Summary: City governments are often more proactive on climate change and biodiversity than their entire country. As cities come up with increasingly ambitious plans to mitigate and prepare for a changing climate, city biodiversity is becoming increasingly important. Our research, commissioned by C40 Cities Climate Leadership Group, will investigate how and why cities are taking steps to preserve biodiversity, and how their results compare across continents.



The world’s big international frameworks on climate change, diversity, and sustainable development such as the 2015 Paris Agreement, SDGs, and the 1992 Biodiversity Convention are discussed and adopted by national governments. Cities are not usually concerned with these big plans, but in the last decade, they have been engaging with these discussions, trying to influence them for the better. This is the 'city diplomacy' with which C40 is involved, and which Polygeia’s research plans to assist: How cities engage with, and influence, these discussions between nations.

The subject of our research is the nexus between climate change and biodiversity. Transport, buildings, and waste management systems all need to adapt to climate change goals. Cities cannot do this alone and need help from national governments. Engaging at global level allows cities to get access to climate finance and other resources.

Why have we chosen this focus?

This research is essential since the 2020 UN Biodiversity Conference hosted in China next year, will gather to review its Convention on Biodiversity and adopt new goals. The UN's current biodiversity/conservation goals (The Aichi Targets) were adopted in 2010, for a term of ten years, and are due to expire next year.

The global activist community hopes that the goals adopted next year will be considerably more ambitious than those selected until now because, in the last ten years, the situation has worsened. The WWF and IPCC report a very explicit loss of species and biodiversity, with 50% of natural life lost in the last forty years.


WWF 2014 Living Planet Report

The biodiversity and extinction crisis is equally as urgent as the climate crisis but has only garnered political attention in the last few years.


(Legagneux et al., 2018) Our House Is Burning: Discrepancy in Climate Change vs. Biodiversity Coverage in the Media as Compared to Scientific Literature

Being environmental activists, C40 wants to participate in the general push to make nations exert the necessary commitments in 2020. Our research will tie biodiversity planning to climate change planning, showing the mutual benefits and efficiency gains cities and national governments can make by integrating biodiversity into their climate change plans.

The synergy between climate action plans and biodiversity action plans is intuitive since the climate change, and biodiversity crises have many of the same causes, and visible consequences: urban sprawl, the disappearance of natural spaces due to urbanisation and deforestation, mining, agriculture, pollution, and air and water contamination. These cause problems both for the climate and for life on earth.
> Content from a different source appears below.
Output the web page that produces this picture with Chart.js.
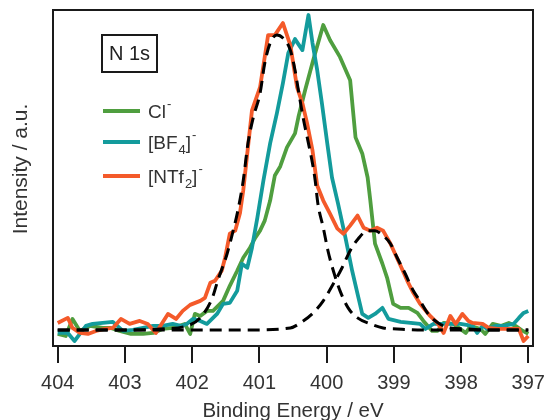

We are operating under the framework of shared benefits. For instance, exploring what cities are doing in terms of green infrastructure, which includes creating or maintaining green spaces in the city or vegetalising the city and enquiring how does this have benefits for the climate and biodiversity conservation?

Hence our focus on the "synergy" between climate action plans and biodiversity plans.

We are looking at what cities can do in biodiversity.

● How long have they been working on this?

● Who is doing it?

● What kind of policy instruments and incentive structures are being used to do it?

● What are the objectives?

● What are the results (tangible or expected)?

Our research will compare the answers to these questions with what the same cities are doing on climate, to see if there are any common gains or benefits.

The research aims to identify some specific policy actions or measures being taken by city governments which help to address multiple issues: reducing emissions, adapting the cities to climate change, and helping with biodiversity and nature conservation. We plan to show that biodiversity planning is indispensable to both city and national governments, a key element in the fight against climate change.